Not every founder wants to, or can, wait for a company to go through the whole formation process. It is precisely for such cases that ready-made companies exist — pre-founded companies ready for immediate takeover. So the question is not only how to set a company up, but whether to set one up at all, or buy one ready-made.

Both routes lead to the same goal, but differ in cost, speed and what stands behind the company. Let's go through them.

What a ready-made s.r.o. is

A ready-made s.r.o. is a company founded in advance solely for the purpose of sale. It is already registered in the commercial register, has an assigned IČO and paid-up share capital, but has never carried on any activity — it is what is called dormant. The buyer thus takes over a fully functional company with no business history and can start invoicing with it practically immediately after the transfer.

Precisely because the company has so far existed only formally, its transfer is relatively quick — the shareholder and usually the managing director, the business name and the seat change, but the legal person itself came into existence earlier and is registered.

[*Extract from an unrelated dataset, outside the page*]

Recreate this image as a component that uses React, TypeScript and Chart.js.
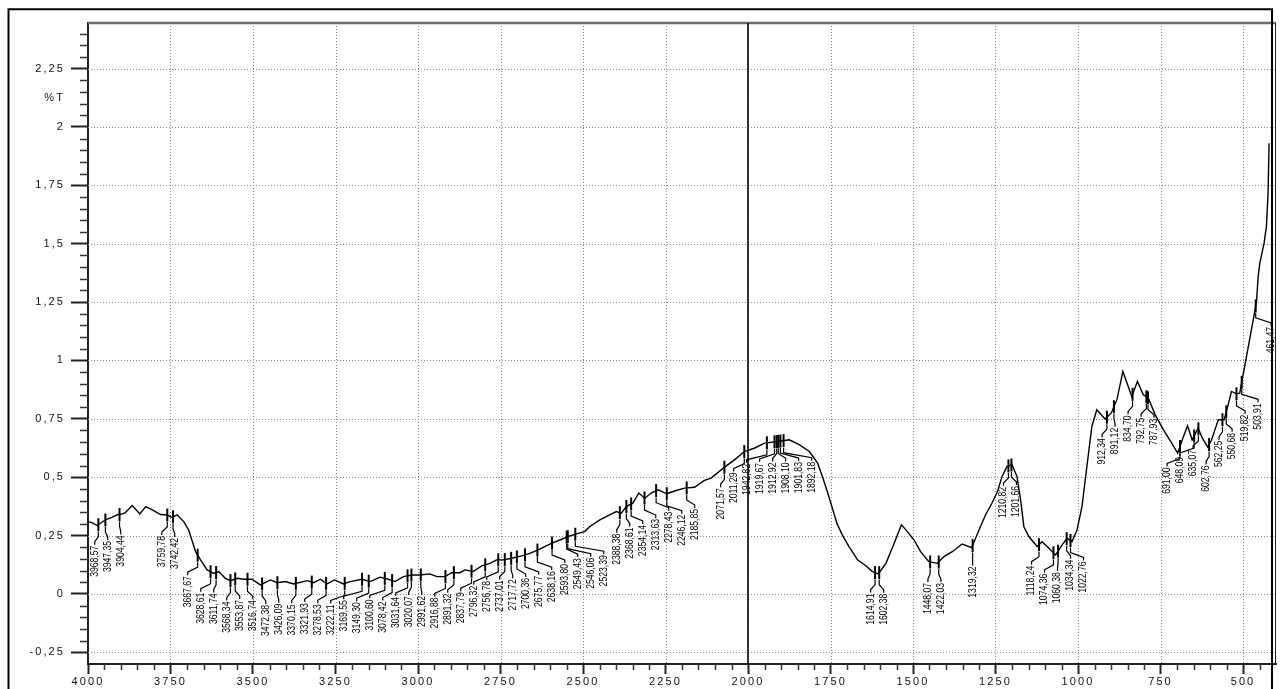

When a ready-made company is worth it

A ready-made company makes sense when you need a company immediately — typically because of an order, participation in a tender or a business opportunity that will not wait. For the speed and the certainty of immediate availability you pay a premium over setting up from scratch, but you get the company at once, without waiting for the individual steps of formation. An advantage is also that a dormant company has no obligations and no past.

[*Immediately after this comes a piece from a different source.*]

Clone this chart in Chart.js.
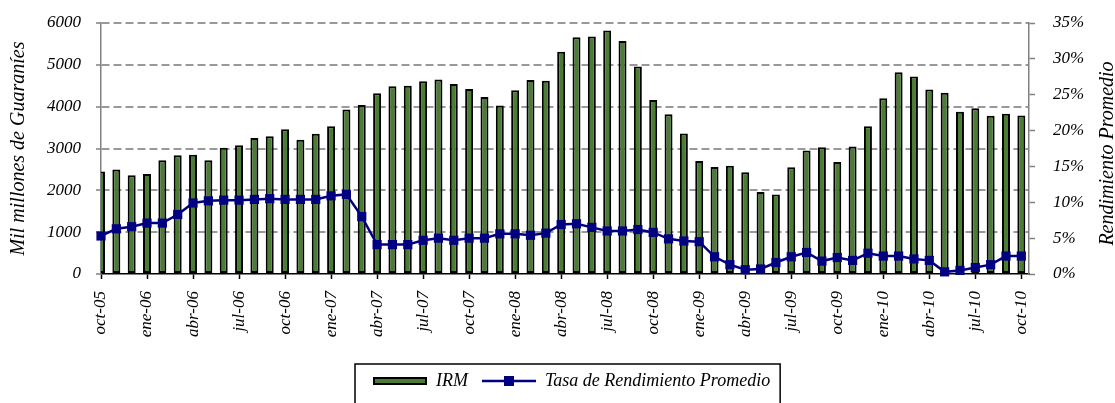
<!DOCTYPE html>
<html>
<head>
<meta charset="utf-8">
<script src="https://cdn.jsdelivr.net/npm/chart.js@4"></script>
<style>
  html, body { margin: 0; padding: 0; background: #fff; }
  #wrap { width: 1115px; height: 403px; }
</style>
</head>
<body>
<div id="wrap"><canvas id="irmChart" width="1115" height="403"></canvas></div>
<script>
const months = [
  'oct-05', 'nov-05', 'dic-05',
  'ene-06', 'feb-06', 'mar-06', 'abr-06', 'may-06', 'jun-06', 'jul-06', 'ago-06', 'sep-06', 'oct-06', 'nov-06', 'dic-06',
  'ene-07', 'feb-07', 'mar-07', 'abr-07', 'may-07', 'jun-07', 'jul-07', 'ago-07', 'sep-07', 'oct-07', 'nov-07', 'dic-07',
  'ene-08', 'feb-08', 'mar-08', 'abr-08', 'may-08', 'jun-08', 'jul-08', 'ago-08', 'sep-08', 'oct-08', 'nov-08', 'dic-08',
  'ene-09', 'feb-09', 'mar-09', 'abr-09', 'may-09', 'jun-09', 'jul-09', 'ago-09', 'sep-09', 'oct-09', 'nov-09', 'dic-09',
  'ene-10', 'feb-10', 'mar-10', 'abr-10', 'may-10', 'jun-10', 'jul-10', 'ago-10', 'sep-10', 'oct-10'
];

// IRM, mil millones de guaranies
const irm = [
  2450, 2500, 2360,
  2390, 2720, 2840, 2850, 2720, 3020, 3080, 3250, 3290, 3460, 3210, 3350,
  3530, 3930, 4040, 4320, 4490, 4500, 4610, 4650, 4540, 4420, 4230, 4030,
  4390, 4640, 4620, 5310, 5660, 5680, 5820, 5570, 4960, 4160, 3820, 3360,
  2700, 2560, 2590, 2430, 1960, 1900, 2550, 2950, 3030, 2680, 3050, 3530,
  4200, 4820, 4720, 4410, 4330, 3880, 3960, 3780, 3830, 3790
];

// tasa de rendimiento promedio, %
const tasa = [
  5.3, 6.3, 6.6,
  7.1, 7.1, 8.3, 9.9, 10.2, 10.3, 10.3, 10.4, 10.5, 10.4, 10.4, 10.4,
  10.9, 11.1, 8.0, 4.1, 4.1, 4.1, 4.7, 5.0, 4.7, 5.0, 5.0, 5.6,
  5.6, 5.4, 5.7, 6.9, 7.0, 6.5, 6.0, 6.0, 6.2, 5.8, 4.9, 4.6,
  4.5, 2.4, 1.3, 0.6, 0.7, 1.6, 2.4, 3.0, 1.8, 2.3, 1.9, 2.9,
  2.5, 2.5, 2.1, 1.9, 0.3, 0.5, 0.9, 1.3, 2.5, 2.5
];

const tickEvery = 3; // one label per quarter
const FONT = "'Liberation Serif', 'Times New Roman', serif";
const GREEN = '#4a7c34';
const NAVY = '#000080';

function barSample() {
  const c = document.createElement('canvas');
  c.width = 54; c.height = 8;
  const g = c.getContext('2d');
  g.fillStyle = '#000';
  g.fillRect(0, 0, 54, 8);
  g.fillStyle = GREEN;
  g.fillRect(2, 2, 50, 4);
  return c;
}

function lineSample() {
  const c = document.createElement('canvas');
  c.width = 54; c.height = 10;
  const g = c.getContext('2d');
  g.strokeStyle = NAVY;
  g.lineWidth = 2.5;
  g.beginPath(); g.moveTo(0, 5); g.lineTo(54, 5); g.stroke();
  g.fillStyle = NAVY;
  g.fillRect(22, 0, 10, 10);
  return c;
}

// shifts the legend a bit right, frames it, and writes the right axis title bottom-to-top
const extras = {
  id: 'extras',
  afterLayout(chart) {
    const L = chart.legend;
    const pad = L.options.labels.padding;
    const x0 = (L.left + pad + L.right - L.lineWidths[0]) / 2;
    const dx = 373 - x0;
    L.left += dx;
    L.right += dx;
  },
  afterDraw(chart) {
    const ctx = chart.ctx;
    const boxes = chart.legend.legendHitBoxes;
    const first = boxes[0], last = boxes[boxes.length - 1];
    const cy = first.top + first.height / 2;
    const x1 = first.left - 18;
    const x2 = last.left + last.width + 10;
    ctx.save();
    ctx.strokeStyle = '#000';
    ctx.lineWidth = 1.5;
    ctx.strokeRect(x1, cy - 17, x2 - x1, 60);

    const area = chart.chartArea;
    ctx.translate(1108, (area.top + area.bottom) / 2 + 5);
    ctx.rotate(-Math.PI / 2);
    ctx.fillStyle = '#000';
    ctx.font = 'italic 20px ' + FONT;
    ctx.textAlign = 'center';
    ctx.textBaseline = 'middle';
    ctx.fillText('Rendimiento Promedio', 0, 0);
    ctx.restore();
  }
};

const tickFont = { family: FONT, style: 'italic', size: 17 };

// fixed axis widths, and no extra room asked for above/below the plot
function fitY(width) {
  return (scale) => {
    scale.width = width;
    scale.paddingTop = 0;
    scale.paddingBottom = 0;
  };
}

const chart = new Chart(document.getElementById('irmChart'), {
  type: 'bar',
  data: {
    datasets: [{
      type: 'bar',
      label: 'IRM',
      data: irm.map((v, i) => ({ x: i, y: v })),
      yAxisID: 'y',
      backgroundColor: GREEN,
      borderColor: '#000',
      borderWidth: 2,
      borderSkipped: false,
      barPercentage: 0.52,
      categoryPercentage: 1,
      clip: 0,
      order: 2
    }, {
      type: 'line',
      label: 'Tasa de Rendimiento Promedio',
      data: tasa.map((v, i) => ({ x: i, y: v })),
      yAxisID: 'y1',
      borderColor: NAVY,
      borderWidth: 2.5,
      pointStyle: 'rect',
      pointRadius: 6.5,
      pointBackgroundColor: NAVY,
      pointBorderColor: NAVY,
      pointBorderWidth: 0,
      tension: 0,
      clip: false,
      order: 1
    }]
  },
  options: {
    responsive: false,
    animation: false,
    devicePixelRatio: 1,
    layout: { padding: { top: 23, left: 0, right: 0, bottom: 3 } },
    plugins: {
      tooltip: { enabled: false },
      legend: {
        position: 'bottom',
        labels: {
          usePointStyle: true,
          pointStyleWidth: 54,
          padding: 14,
          color: '#000',
          font: { family: FONT, style: 'italic', size: 18 },
          generateLabels: (c) => [
            { text: c.data.datasets[0].label, pointStyle: barSample(), fillStyle: GREEN, strokeStyle: '#000', lineWidth: 0, hidden: false, datasetIndex: 0 },
            { text: c.data.datasets[1].label, pointStyle: lineSample(), fillStyle: NAVY, strokeStyle: NAVY, lineWidth: 0, hidden: false, datasetIndex: 1 }
          ]
        }
      }
    },
    scales: {
      x: {
        type: 'linear',
        min: 0,
        max: months.length - 0.5,
        offset: false,
        afterBuildTicks: (scale) => {
          scale.ticks = months.map((m, i) => i).filter(i => i % tickEvery === 0).map(v => ({ value: v }));
        },
        afterFit: (scale) => { scale.height = 84; },
        grid: { drawOnChartArea: false, offset: false, tickLength: 5, tickColor: '#000', tickWidth: 1.5 },
        border: { color: '#000', width: 1.5 },
        ticks: {
          autoSkip: false,
          maxRotation: 90,
          minRotation: 90,
          padding: 12,
          color: '#000',
          font: tickFont,
          callback: (v) => months[v]
        }
      },
      y: {
        position: 'left',
        min: 0,
        max: 6000,
        afterFit: fitY(101),
        ticks: { stepSize: 1000, padding: 15, color: '#000', font: tickFont, callback: (v) => String(v) },
        grid: {
          color: (ctx) => ctx.tick && ctx.tick.value === 0 ? 'rgba(0,0,0,0)' : '#999',
          lineWidth: 2,
          tickLength: 5,
          tickColor: '#808080',
          tickWidth: 1.5
        },
        border: { color: '#808080', width: 1.5, dash: [8, 4] },
        title: {
          display: true,
          text: 'Mil millones de Guaraníes',
          color: '#000',
          font: { family: FONT, style: 'italic', size: 20, lineHeight: 1 },
          padding: { top: 9, bottom: 0 }
        }
      },
      y1: {
        position: 'right',
        min: 0,
        max: 35,
        afterFit: fitY(86),
        ticks: { stepSize: 5, padding: 18, color: '#000', font: tickFont, callback: (v) => v + '%' },
        grid: { drawOnChartArea: false, tickLength: 6, tickColor: '#808080', tickWidth: 1.5 },
        border: { color: '#808080', width: 1.5 }
      }
    }
  },
  plugins: [extras]
});
</script>
</body>
</html>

When to set up from scratch

Setting up from scratch is cheaper and, thanks to direct registration by a notary, also a matter of a few days today, not weeks. The main advantage is that you set the company up exactly to your own liking from the start — the business name, seat, scope of business and the memorandum of association. The gap in speed is also narrowing — whereas formation used to take weeks, today it is a matter of days with a notary, so the main advantage of a ready-made company, immediate availability, carries less weight than in the past. If you are not in extreme haste, setting up from scratch tends to be the sensible and more economical choice. The procedure is covered in the article how to set up an s.r.o. in Czechia.

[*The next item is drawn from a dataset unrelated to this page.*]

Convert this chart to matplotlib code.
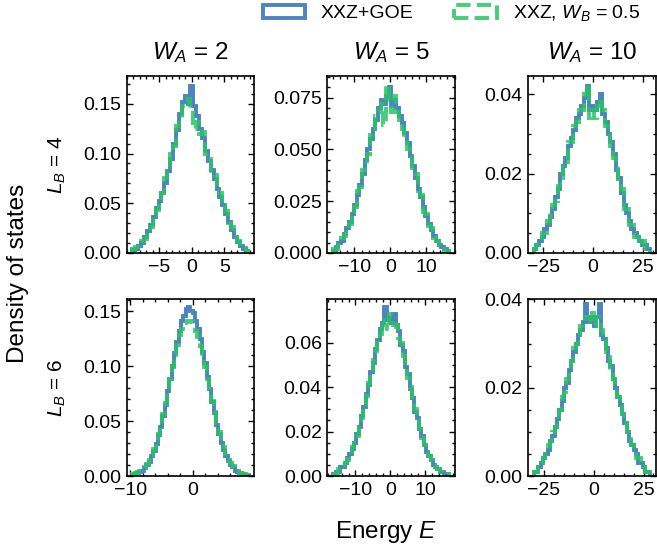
import numpy as np
import matplotlib
matplotlib.use('Agg')
import matplotlib.pyplot as plt
from matplotlib.ticker import AutoMinorLocator

plt.rcParams['font.family'] = ['Liberation Sans', 'DejaVu Sans']
plt.rcParams['mathtext.fontset'] = 'custom'
plt.rcParams['mathtext.rm'] = 'Liberation Sans'
plt.rcParams['mathtext.it'] = 'Liberation Sans:italic'
plt.rcParams['mathtext.bf'] = 'Liberation Sans:bold'

w_a_values = [2, 5, 10]
l_b_values = [4, 6]
series_labels = ['XXZ+GOE', r'XXZ, $W_B$ = 0.5']

# energy range covered by the histogram bins of each panel
e_range_L4_W2 = (-9.1, 8.7)
e_range_L4_W5 = (-16.0, 16.5)
e_range_L4_W10 = (-29.7, 28.4)
e_range_L6_W2 = (-9.7, 9.0)
e_range_L6_W5 = (-16.4, 16.9)
e_range_L6_W10 = (-30.0, 28.2)

# density of states per bin
goe_L4_W2 = [0.003, 0.004, 0.007, 0.010, 0.016, 0.022, 0.028, 0.036, 0.045, 0.052,
             0.060, 0.070, 0.082, 0.095, 0.110, 0.124, 0.140, 0.152, 0.158, 0.150,
             0.168, 0.148, 0.138, 0.125, 0.116, 0.103, 0.093, 0.083, 0.074, 0.064,
             0.056, 0.048, 0.039, 0.031, 0.023, 0.016, 0.011, 0.007, 0.004, 0.002]
wb_L4_W2 = [0.004, 0.006, 0.006, 0.012, 0.014, 0.024, 0.026, 0.038, 0.043, 0.055,
            0.060, 0.075, 0.082, 0.100, 0.108, 0.128, 0.136, 0.148, 0.152, 0.155,
            0.145, 0.125, 0.132, 0.120, 0.122, 0.100, 0.098, 0.082, 0.078, 0.064,
            0.060, 0.048, 0.042, 0.030, 0.026, 0.016, 0.012, 0.006, 0.005, 0.002]

goe_L4_W5 = [0.001, 0.003, 0.005, 0.006, 0.009, 0.012, 0.015, 0.019, 0.023, 0.028,
             0.033, 0.038, 0.045, 0.050, 0.055, 0.060, 0.064, 0.070, 0.074, 0.072,
             0.076, 0.080, 0.071, 0.074, 0.070, 0.066, 0.063, 0.058, 0.053, 0.047,
             0.042, 0.036, 0.031, 0.027, 0.022, 0.018, 0.014, 0.011, 0.008, 0.006,
             0.004, 0.003, 0.002, 0.001]
wb_L4_W5 = [0.002, 0.002, 0.004, 0.007, 0.008, 0.013, 0.014, 0.020, 0.022, 0.030,
            0.032, 0.040, 0.043, 0.048, 0.057, 0.058, 0.066, 0.068, 0.072, 0.062,
            0.081, 0.074, 0.068, 0.076, 0.068, 0.064, 0.060, 0.056, 0.050, 0.048,
            0.040, 0.038, 0.030, 0.028, 0.020, 0.019, 0.013, 0.012, 0.007, 0.006,
            0.003, 0.003, 0.001, 0.001]

goe_L4_W10 = [0.001, 0.002, 0.003, 0.004, 0.006, 0.007, 0.009, 0.011, 0.014, 0.016,
              0.020, 0.022, 0.024, 0.027, 0.029, 0.031, 0.034, 0.035, 0.037, 0.039,
              0.042, 0.036, 0.037, 0.036, 0.038, 0.040, 0.035, 0.033, 0.030, 0.028,
              0.025, 0.021, 0.019, 0.015, 0.012, 0.010, 0.008, 0.006, 0.005, 0.004,
              0.003, 0.002, 0.002, 0.001]
wb_L4_W10 = [0.001, 0.002, 0.002, 0.005, 0.005, 0.008, 0.010, 0.012, 0.013, 0.017,
             0.019, 0.023, 0.023, 0.028, 0.028, 0.032, 0.033, 0.036, 0.036, 0.040,
             0.0425, 0.034, 0.036, 0.034, 0.037, 0.039, 0.036, 0.032, 0.031, 0.027,
             0.024, 0.022, 0.018, 0.016, 0.011, 0.011, 0.007, 0.007, 0.004, 0.004,
             0.002, 0.003, 0.001, 0.001]

goe_L6_W2 = [0.001, 0.002, 0.003, 0.004, 0.005, 0.007, 0.010, 0.013, 0.018, 0.023,
             0.029, 0.037, 0.045, 0.055, 0.065, 0.077, 0.088, 0.100, 0.112, 0.122,
             0.132, 0.141, 0.146, 0.152, 0.154, 0.150, 0.148, 0.141, 0.134, 0.125,
             0.113, 0.103, 0.090, 0.079, 0.067, 0.057, 0.046, 0.038, 0.030, 0.024,
             0.018, 0.014, 0.010, 0.008, 0.005, 0.004, 0.003, 0.002, 0.001, 0.001]
wb_L6_W2 = [0.002, 0.003, 0.004, 0.005, 0.006, 0.008, 0.011, 0.015, 0.019, 0.025,
            0.031, 0.038, 0.047, 0.056, 0.066, 0.077, 0.088, 0.099, 0.110, 0.119,
            0.128, 0.134, 0.139, 0.141, 0.140, 0.141, 0.137, 0.132, 0.126, 0.118,
            0.108, 0.099, 0.088, 0.078, 0.068, 0.058, 0.048, 0.040, 0.032, 0.026,
            0.020, 0.015, 0.012, 0.009, 0.006, 0.005, 0.003, 0.002, 0.002, 0.001]

goe_L6_W5 = [0.001, 0.002, 0.002, 0.004, 0.004, 0.006, 0.008, 0.010, 0.012, 0.015,
             0.019, 0.022, 0.027, 0.031, 0.037, 0.041, 0.047, 0.051, 0.057, 0.061,
             0.066, 0.069, 0.076, 0.070, 0.071, 0.069, 0.073, 0.068, 0.065, 0.059,
             0.056, 0.049, 0.046, 0.039, 0.035, 0.029, 0.026, 0.021, 0.018, 0.014,
             0.011, 0.009, 0.007, 0.005, 0.004, 0.003, 0.002, 0.002, 0.001, 0.001]
wb_L6_W5 = [0.001, 0.001, 0.003, 0.003, 0.005, 0.006, 0.007, 0.010, 0.013, 0.015,
            0.018, 0.023, 0.026, 0.032, 0.036, 0.042, 0.046, 0.052, 0.056, 0.062,
            0.064, 0.070, 0.068, 0.066, 0.073, 0.072, 0.068, 0.067, 0.062, 0.060,
            0.054, 0.050, 0.044, 0.040, 0.034, 0.030, 0.025, 0.021, 0.017, 0.014,
            0.011, 0.009, 0.007, 0.005, 0.004, 0.003, 0.002, 0.001, 0.001, 0.001]

goe_L6_W10 = [0.001, 0.001, 0.002, 0.003, 0.004, 0.005, 0.006, 0.008, 0.009, 0.011,
              0.013, 0.015, 0.017, 0.020, 0.021, 0.024, 0.026, 0.028, 0.030, 0.032,
              0.033, 0.035, 0.039, 0.035, 0.036, 0.036, 0.034, 0.036, 0.039, 0.032,
              0.031, 0.029, 0.026, 0.025, 0.022, 0.020, 0.018, 0.016, 0.014, 0.012,
              0.010, 0.008, 0.007, 0.006, 0.005, 0.003, 0.003, 0.002, 0.001, 0.001]
wb_L6_W10 = [0.001, 0.001, 0.002, 0.003, 0.004, 0.005, 0.007, 0.008, 0.010, 0.011,
             0.013, 0.015, 0.018, 0.019, 0.022, 0.024, 0.026, 0.029, 0.030, 0.032,
             0.034, 0.035, 0.036, 0.036, 0.035, 0.037, 0.034, 0.036, 0.035, 0.033,
             0.031, 0.028, 0.027, 0.024, 0.022, 0.020, 0.018, 0.016, 0.014, 0.012,
             0.010, 0.009, 0.007, 0.006, 0.004, 0.004, 0.003, 0.002, 0.001, 0.001]

panel_ranges = [[e_range_L4_W2, e_range_L4_W5, e_range_L4_W10],
                [e_range_L6_W2, e_range_L6_W5, e_range_L6_W10]]
panel_goe = [[goe_L4_W2, goe_L4_W5, goe_L4_W10],
             [goe_L6_W2, goe_L6_W5, goe_L6_W10]]
panel_wb = [[wb_L4_W2, wb_L4_W5, wb_L4_W10],
            [wb_L6_W2, wb_L6_W5, wb_L6_W10]]

xlims = [[(-10.0, 9.6), (-17.6, 18.1), (-32.6, 31.3)],
         [(-10.6, 9.9), (-18.1, 18.6), (-32.9, 31.1)]]
ylims = [[0.178, 0.0855, 0.0446], [0.161, 0.0796, 0.0401]]
xticks = [[[-5, 0, 5], [-10, 0, 10], [-25, 0, 25]],
          [[-10, 0], [-10, 0, 10], [-25, 0, 25]]]
yticks = [[[0, 0.05, 0.10, 0.15], [0, 0.025, 0.05, 0.075], [0, 0.02, 0.04]],
          [[0, 0.05, 0.10, 0.15], [0, 0.02, 0.04, 0.06], [0, 0.02, 0.04]]]

BLUE = '#2d6db5'
GREEN = '#28c462'

fig = plt.figure(figsize=(6.57, 5.53), dpi=100)
axes = fig.subplots(2, 3)
fig.subplots_adjust(left=0.1927, right=0.998, bottom=0.1392, top=0.8626,
                    wspace=0.572, hspace=0.26)

for r in range(2):
    for c in range(3):
        ax = axes[r, c]
        lo, hi = panel_ranges[r][c]
        for vals, color, ls, label in [(panel_goe[r][c], BLUE, '-', series_labels[0]),
                                       (panel_wb[r][c], GREEN, '--', series_labels[1])]:
            edges = np.linspace(lo, hi, len(vals) + 1)
            centers = 0.5 * (edges[:-1] + edges[1:])
            ax.hist(centers, bins=edges, weights=vals, histtype='step',
                    color=color, linestyle=ls, linewidth=2.8, alpha=0.85, label=label)

        ax.set_xlim(*xlims[r][c])
        ax.set_ylim(0, ylims[r][c])
        ax.set_xticks(xticks[r][c])
        ax.set_yticks(yticks[r][c])
        ax.xaxis.set_minor_locator(AutoMinorLocator())
        ax.yaxis.set_minor_locator(AutoMinorLocator())
        ax.tick_params(which='both', direction='in', top=True, right=True,
                       labelsize=14, width=1.0, pad=4)
        ax.tick_params(which='major', length=4)
        ax.tick_params(which='minor', length=2.2)
        for sp in ax.spines.values():
            sp.set_linewidth(1.2)

        if r == 0:
            ax.set_title(rf'$W_A$ = {w_a_values[c]}', fontsize=17.5, pad=12)

for r in range(2):
    pos = axes[r, 0].get_position()
    fig.text(0.0875, 0.5 * (pos.y0 + pos.y1), rf'$L_B$ = {l_b_values[r]}',
             rotation=90, ha='center', va='center', fontsize=15)

fig.text(0.027, 0.505, 'Density of states', rotation=90, ha='center', va='center',
         fontsize=17.5)
fig.text(0.588, 0.038, r'Energy $E$', ha='center', va='center', fontsize=17.5)

handles, labels = axes[0, 0].get_legend_handles_labels()
fig.legend(handles, labels, loc='center right', bbox_to_anchor=(0.986, 0.9756), ncol=2,
           frameon=False, fontsize=14, handlelength=2.2, handletextpad=0.8,
           columnspacing=2.1, borderaxespad=0.0)

fig.savefig('out.png', dpi=100)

What to watch out for with a ready-made company

Even with a dormant company it pays to verify its history — whether it really carried on no activity and has no obligations, which a reputable provider documents with a declaration and accounting. Count also on the fact that after the purchase you will usually change the business name, seat and managing director to suit your needs, and these changes require a notarial deed and registration in the register. The advantage of immediate availability is thus partly offset by additional steps and costs.

Conclusion

A ready-made s.r.o. wins where speed decides, setting up from scratch where cost and the exact configuration of the company matter. Thanks to direct registration by a notary the difference in speed is smaller than it used to be, so for most founders setting up from scratch is fully sufficient. Whether a trade licence or an s.r.o. suits you better is covered in the article sole trader or limited company.

Frequently asked questions

What is a ready-made s.r.o.?

A pre-founded company ready for sale — it is already registered in the commercial register, has an IČO and paid-up share capital, but has never carried on activity. The buyer takes it over with no business history and can invoice with it immediately.

When is a ready-made company worth it compared with setting up from scratch?

When you need a company immediately — because of an order or a tender that will not wait. You pay a premium for the speed. If you are not in a hurry, setting up from scratch is cheaper and, thanks to direct registration by a notary, also fast.

What should I watch out for with a ready-made company?

Verify the company really carried on no activity and has no obligations. Count also on changing the business name, seat and managing director after the purchase, which requires a notarial deed and registration in the register.